As our initiatives have taken hold, we are encouraged by intial results in the first quarter of 2008.
Thanks for your time this morning, and now I will turn the proceedings back to Mike.
Michael Hessling:
Thanks a lot Gary.
As we previously discussed on our last conference call on August 14th, on April 30, 2007, we entered into an Asset Purchase Agreement with Hedwigs Las Vegas Top Tier, LLC which was amended on May 7, 2007 and August 8, 2007. Pursuant to the terms of the Agreement, the buyer has offered to purchase essentially all of our assets for a purchase price of $95.0 million in cash, the payment of certain accrued royalties, and the assumption of certain outstanding debt.
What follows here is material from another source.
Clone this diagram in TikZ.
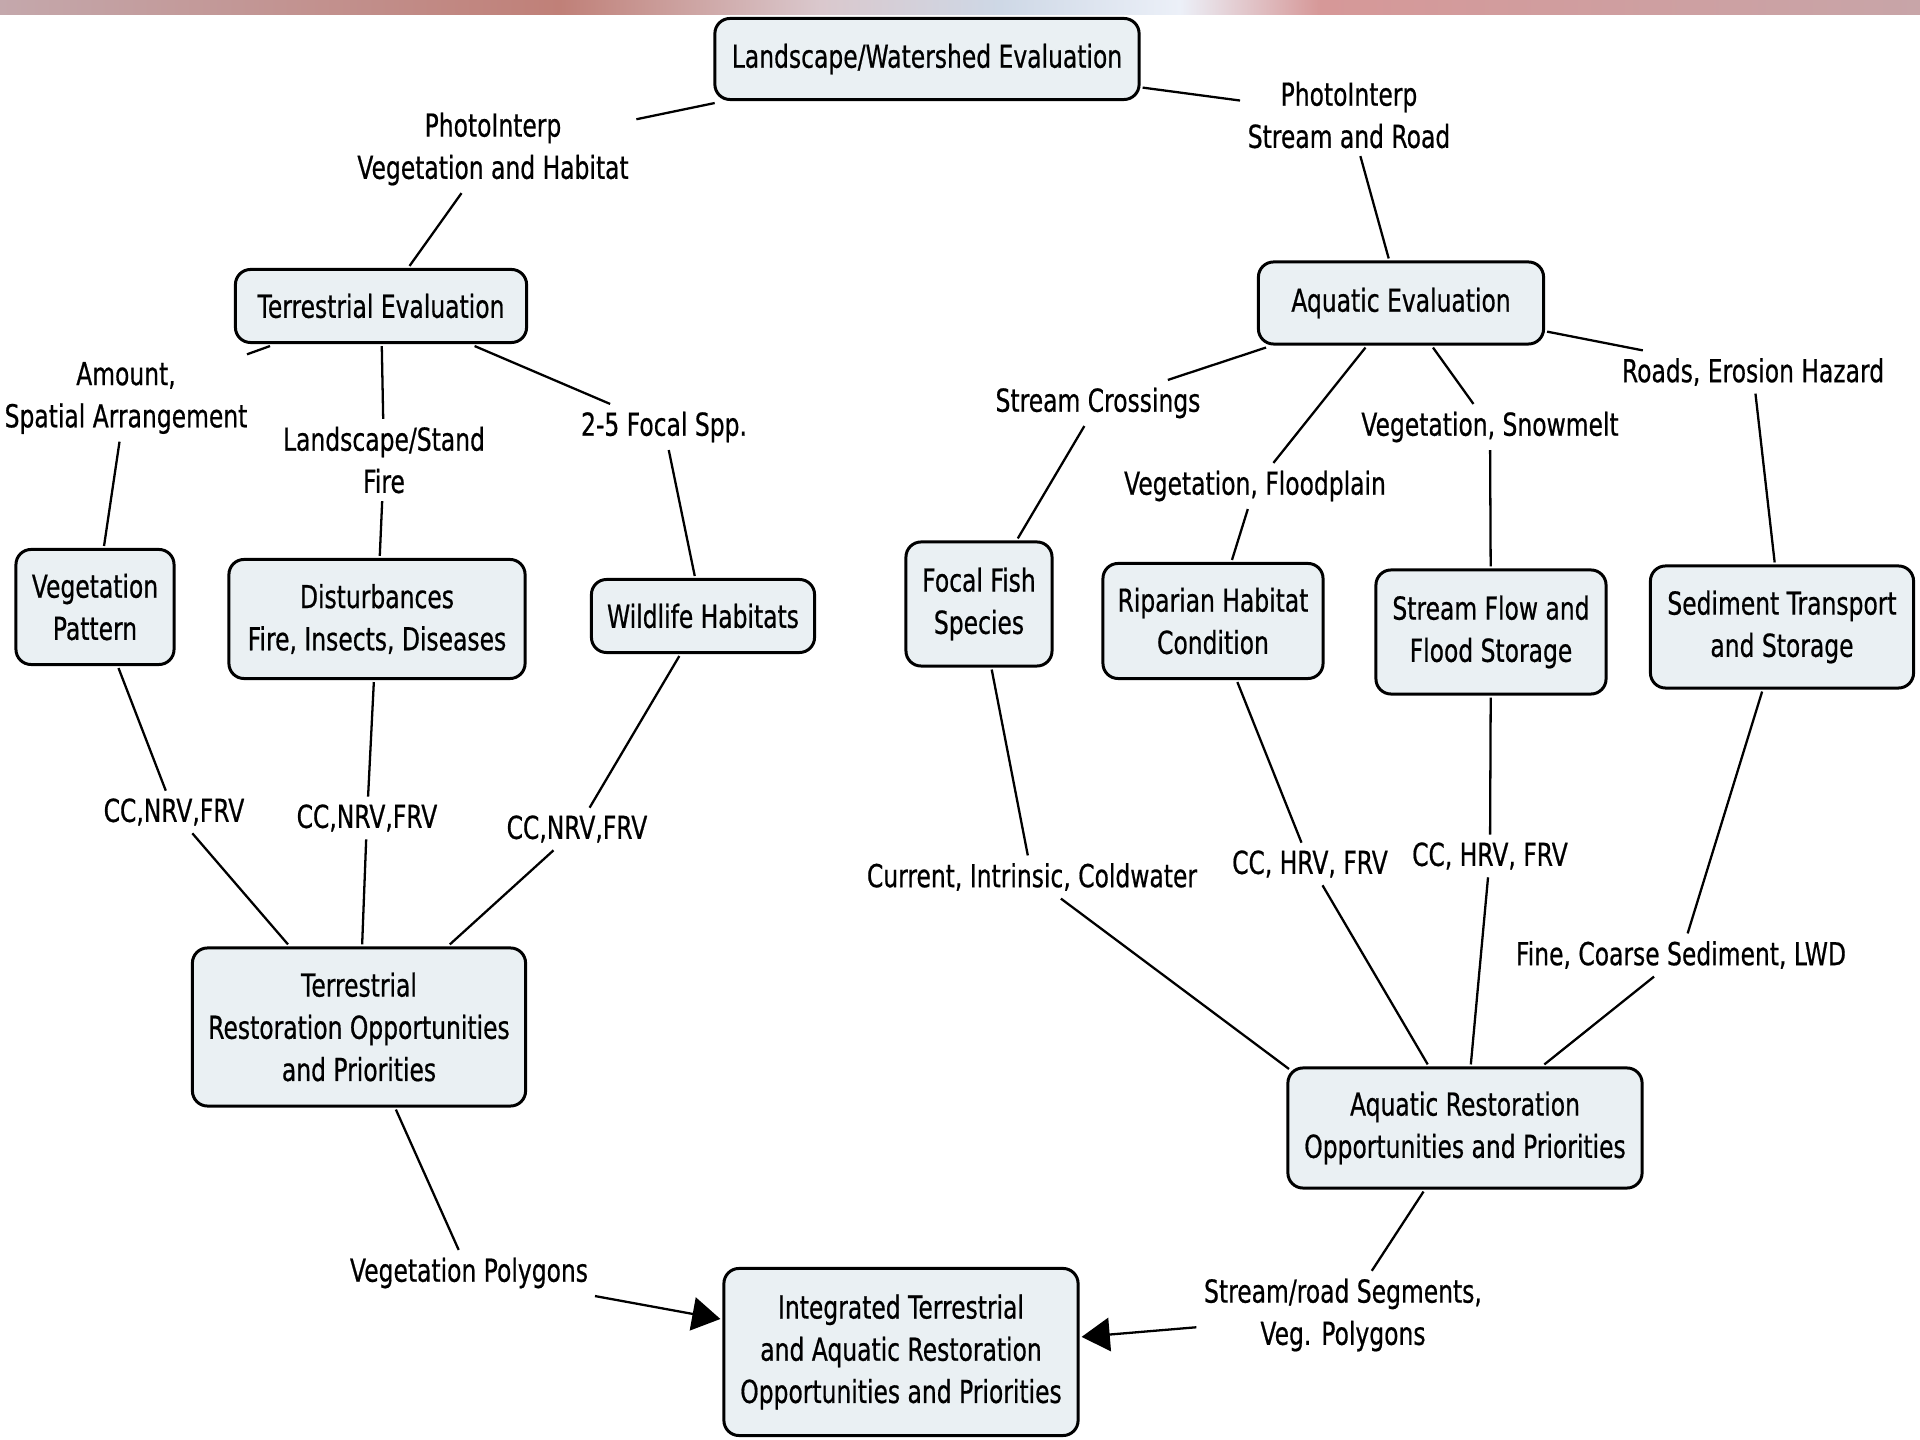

The buyer also agreed to be responsible for our outstanding notes. As of this date, we have received $3.0 million in deposits from the buyers that apply against the purchase price, and $2.0 million in non-refundable extension fee payments that have extended the purchase agreement to April 30, 2008. With the receipt of two additional payments, the purchase agreement can be extended to June 30, 2008.
We have been kept informed by the principal of the buyer of their efforts in regard to obtaining financing and additional equity partners. We believe that they are working diligently toward that end.
Of course, there can be no assurance that the conditions to closing under the purchase agreement will ever be satisfied, or any transaction contemplated under the purchase agreement will be consummated, or if a transaction is consummated, it will be on the same or similar terms as currently provided under the purchase agreement.
Looking ahead, we believe Gary and his team are making significant progress in reducing costs and implementing marketing and other operational changes designed to successfully navigate this challenging economic environment. Although we do not provide specific guidance and cannot comment on anticipated first quarter results at this time, we can say that we are encouraged by the improved trends we are seeing as these initiatives continue to take hold.
That concludes our prepared remarks, and we would be happy to open it up for any questions you may
have for Gary, Deb or me. Please keep in mind that with respect to the asset purchase agreement, we cannot provide any information that has not already been publicly disclosed.